- [Goal]: Copy exactly, please, the lines of the data from its start through the line containing "return [(x +".

- [Data provided]:
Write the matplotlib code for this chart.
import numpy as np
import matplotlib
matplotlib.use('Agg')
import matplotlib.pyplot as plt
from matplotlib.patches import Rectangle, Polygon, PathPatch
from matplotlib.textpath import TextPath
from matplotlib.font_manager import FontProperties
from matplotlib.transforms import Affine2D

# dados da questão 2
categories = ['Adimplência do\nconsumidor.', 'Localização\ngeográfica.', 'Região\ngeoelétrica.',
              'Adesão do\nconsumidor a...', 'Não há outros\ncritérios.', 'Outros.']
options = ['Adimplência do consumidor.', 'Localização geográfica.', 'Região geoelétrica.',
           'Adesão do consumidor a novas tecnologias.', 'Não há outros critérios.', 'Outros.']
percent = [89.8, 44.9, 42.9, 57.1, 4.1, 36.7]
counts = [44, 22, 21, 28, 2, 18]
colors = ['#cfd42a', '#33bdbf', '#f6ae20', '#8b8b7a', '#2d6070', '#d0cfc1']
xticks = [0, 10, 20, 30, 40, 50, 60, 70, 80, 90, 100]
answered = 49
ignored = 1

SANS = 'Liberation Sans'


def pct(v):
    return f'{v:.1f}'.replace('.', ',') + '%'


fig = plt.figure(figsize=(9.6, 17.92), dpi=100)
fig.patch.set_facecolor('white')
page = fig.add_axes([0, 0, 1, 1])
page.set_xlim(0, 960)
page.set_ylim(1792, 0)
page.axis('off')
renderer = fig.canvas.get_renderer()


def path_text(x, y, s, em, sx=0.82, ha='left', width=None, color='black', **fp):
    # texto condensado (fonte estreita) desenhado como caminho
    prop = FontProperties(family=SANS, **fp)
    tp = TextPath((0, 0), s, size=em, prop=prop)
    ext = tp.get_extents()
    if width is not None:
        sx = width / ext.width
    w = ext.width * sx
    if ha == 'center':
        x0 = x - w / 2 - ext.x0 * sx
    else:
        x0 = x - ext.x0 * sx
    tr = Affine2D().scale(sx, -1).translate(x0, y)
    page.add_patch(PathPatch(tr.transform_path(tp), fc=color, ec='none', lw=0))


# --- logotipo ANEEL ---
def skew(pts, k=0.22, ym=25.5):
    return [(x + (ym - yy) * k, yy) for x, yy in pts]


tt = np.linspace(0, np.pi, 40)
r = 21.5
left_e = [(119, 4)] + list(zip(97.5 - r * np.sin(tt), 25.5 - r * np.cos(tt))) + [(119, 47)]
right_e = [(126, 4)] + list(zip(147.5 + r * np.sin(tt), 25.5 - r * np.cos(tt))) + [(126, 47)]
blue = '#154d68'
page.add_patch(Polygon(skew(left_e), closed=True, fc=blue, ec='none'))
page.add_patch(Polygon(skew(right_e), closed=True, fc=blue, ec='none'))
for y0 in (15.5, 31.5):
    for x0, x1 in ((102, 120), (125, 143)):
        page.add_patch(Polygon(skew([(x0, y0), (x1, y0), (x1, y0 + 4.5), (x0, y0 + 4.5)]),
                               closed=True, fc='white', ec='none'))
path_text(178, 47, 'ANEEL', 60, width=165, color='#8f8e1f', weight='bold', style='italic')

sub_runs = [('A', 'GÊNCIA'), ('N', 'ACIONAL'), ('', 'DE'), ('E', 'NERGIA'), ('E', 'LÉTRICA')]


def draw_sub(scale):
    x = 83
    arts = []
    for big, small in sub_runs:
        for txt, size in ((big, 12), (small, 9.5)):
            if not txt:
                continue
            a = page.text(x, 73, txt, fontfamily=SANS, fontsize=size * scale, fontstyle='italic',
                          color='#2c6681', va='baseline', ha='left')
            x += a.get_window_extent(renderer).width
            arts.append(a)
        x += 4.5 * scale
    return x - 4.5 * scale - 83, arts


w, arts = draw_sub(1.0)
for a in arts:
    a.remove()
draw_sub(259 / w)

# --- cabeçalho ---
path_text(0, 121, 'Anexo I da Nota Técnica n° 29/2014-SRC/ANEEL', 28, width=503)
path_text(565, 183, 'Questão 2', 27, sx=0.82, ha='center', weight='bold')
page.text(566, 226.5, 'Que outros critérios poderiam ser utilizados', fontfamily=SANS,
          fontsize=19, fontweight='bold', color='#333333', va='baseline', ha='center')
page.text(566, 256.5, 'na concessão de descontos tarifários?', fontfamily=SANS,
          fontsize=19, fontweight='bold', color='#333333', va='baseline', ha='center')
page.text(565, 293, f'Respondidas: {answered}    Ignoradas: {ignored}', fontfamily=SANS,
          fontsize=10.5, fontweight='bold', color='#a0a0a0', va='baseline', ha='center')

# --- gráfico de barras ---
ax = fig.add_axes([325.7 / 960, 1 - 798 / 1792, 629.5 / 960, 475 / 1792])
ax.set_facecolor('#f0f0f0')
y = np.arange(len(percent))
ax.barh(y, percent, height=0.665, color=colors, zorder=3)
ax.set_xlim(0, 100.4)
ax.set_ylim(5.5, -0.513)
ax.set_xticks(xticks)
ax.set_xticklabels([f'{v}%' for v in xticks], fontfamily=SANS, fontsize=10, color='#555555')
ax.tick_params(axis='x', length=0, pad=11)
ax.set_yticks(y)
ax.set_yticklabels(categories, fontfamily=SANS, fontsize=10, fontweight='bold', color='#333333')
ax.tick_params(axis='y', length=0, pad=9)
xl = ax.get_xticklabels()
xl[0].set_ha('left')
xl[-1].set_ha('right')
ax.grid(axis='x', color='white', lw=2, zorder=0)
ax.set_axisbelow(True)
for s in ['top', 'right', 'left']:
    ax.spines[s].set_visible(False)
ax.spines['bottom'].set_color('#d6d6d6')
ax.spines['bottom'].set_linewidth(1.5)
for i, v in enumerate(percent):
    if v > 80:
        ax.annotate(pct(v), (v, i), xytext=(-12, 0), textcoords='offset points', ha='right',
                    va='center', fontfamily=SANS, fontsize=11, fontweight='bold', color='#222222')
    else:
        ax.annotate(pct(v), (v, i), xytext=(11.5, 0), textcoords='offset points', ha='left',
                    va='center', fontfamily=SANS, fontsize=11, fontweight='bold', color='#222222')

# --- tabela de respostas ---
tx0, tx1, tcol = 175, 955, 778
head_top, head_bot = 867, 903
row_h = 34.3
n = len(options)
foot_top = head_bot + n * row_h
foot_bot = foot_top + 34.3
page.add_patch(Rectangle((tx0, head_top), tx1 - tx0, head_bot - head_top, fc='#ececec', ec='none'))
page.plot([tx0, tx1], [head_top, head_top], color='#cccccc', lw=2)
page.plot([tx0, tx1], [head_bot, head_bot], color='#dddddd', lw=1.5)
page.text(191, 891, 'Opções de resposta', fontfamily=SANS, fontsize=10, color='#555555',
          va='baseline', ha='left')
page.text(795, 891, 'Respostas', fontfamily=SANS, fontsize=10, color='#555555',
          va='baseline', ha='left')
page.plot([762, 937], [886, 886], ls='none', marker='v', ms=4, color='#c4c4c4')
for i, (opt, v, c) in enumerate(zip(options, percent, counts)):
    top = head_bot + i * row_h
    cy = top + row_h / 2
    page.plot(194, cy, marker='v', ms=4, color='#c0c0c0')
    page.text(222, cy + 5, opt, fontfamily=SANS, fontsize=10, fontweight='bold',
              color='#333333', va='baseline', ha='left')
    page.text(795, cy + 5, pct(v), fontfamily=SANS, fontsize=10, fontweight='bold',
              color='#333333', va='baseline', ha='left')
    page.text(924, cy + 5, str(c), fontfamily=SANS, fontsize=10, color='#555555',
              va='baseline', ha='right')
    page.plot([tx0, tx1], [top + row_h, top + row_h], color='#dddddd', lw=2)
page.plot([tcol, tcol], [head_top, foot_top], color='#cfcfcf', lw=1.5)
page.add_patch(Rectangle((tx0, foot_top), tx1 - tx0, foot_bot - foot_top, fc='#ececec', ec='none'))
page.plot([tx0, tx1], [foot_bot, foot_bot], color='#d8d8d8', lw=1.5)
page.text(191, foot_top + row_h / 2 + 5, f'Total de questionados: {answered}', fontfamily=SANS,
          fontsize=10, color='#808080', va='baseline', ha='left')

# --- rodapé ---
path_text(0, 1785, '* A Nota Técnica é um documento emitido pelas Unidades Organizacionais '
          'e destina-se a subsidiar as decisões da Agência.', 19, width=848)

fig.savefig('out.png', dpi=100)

- [Written answer]:
Write the matplotlib code for this chart.
import numpy as np
import matplotlib
matplotlib.use('Agg')
import matplotlib.pyplot as plt
from matplotlib.patches import Rectangle, Polygon, PathPatch
from matplotlib.textpath import TextPath
from matplotlib.font_manager import FontProperties
from matplotlib.transforms import Affine2D

# dados da questão 2
categories = ['Adimplência do\nconsumidor.', 'Localização\ngeográfica.', 'Região\ngeoelétrica.',
              'Adesão do\nconsumidor a...', 'Não há outros\ncritérios.', 'Outros.']
options = ['Adimplência do consumidor.', 'Localização geográfica.', 'Região geoelétrica.',
           'Adesão do consumidor a novas tecnologias.', 'Não há outros critérios.', 'Outros.']
percent = [89.8, 44.9, 42.9, 57.1, 4.1, 36.7]
counts = [44, 22, 21, 28, 2, 18]
colors = ['#cfd42a', '#33bdbf', '#f6ae20', '#8b8b7a', '#2d6070', '#d0cfc1']
xticks = [0, 10, 20, 30, 40, 50, 60, 70, 80, 90, 100]
answered = 49
ignored = 1

SANS = 'Liberation Sans'


def pct(v):
    return f'{v:.1f}'.replace('.', ',') + '%'


fig = plt.figure(figsize=(9.6, 17.92), dpi=100)
fig.patch.set_facecolor('white')
page = fig.add_axes([0, 0, 1, 1])
page.set_xlim(0, 960)
page.set_ylim(1792, 0)
page.axis('off')
renderer = fig.canvas.get_renderer()


def path_text(x, y, s, em, sx=0.82, ha='left', width=None, color='black', **fp):
    # texto condensado (fonte estreita) desenhado como caminho
    prop = FontProperties(family=SANS, **fp)
    tp = TextPath((0, 0), s, size=em, prop=prop)
    ext = tp.get_extents()
    if width is not None:
        sx = width / ext.width
    w = ext.width * sx
    if ha == 'center':
        x0 = x - w / 2 - ext.x0 * sx
    else:
        x0 = x - ext.x0 * sx
    tr = Affine2D().scale(sx, -1).translate(x0, y)
    page.add_patch(PathPatch(tr.transform_path(tp), fc=color, ec='none', lw=0))


# --- logotipo ANEEL ---
def skew(pts, k=0.22, ym=25.5):
    return [(x + (ym - yy) * k, yy) for x, yy in pts]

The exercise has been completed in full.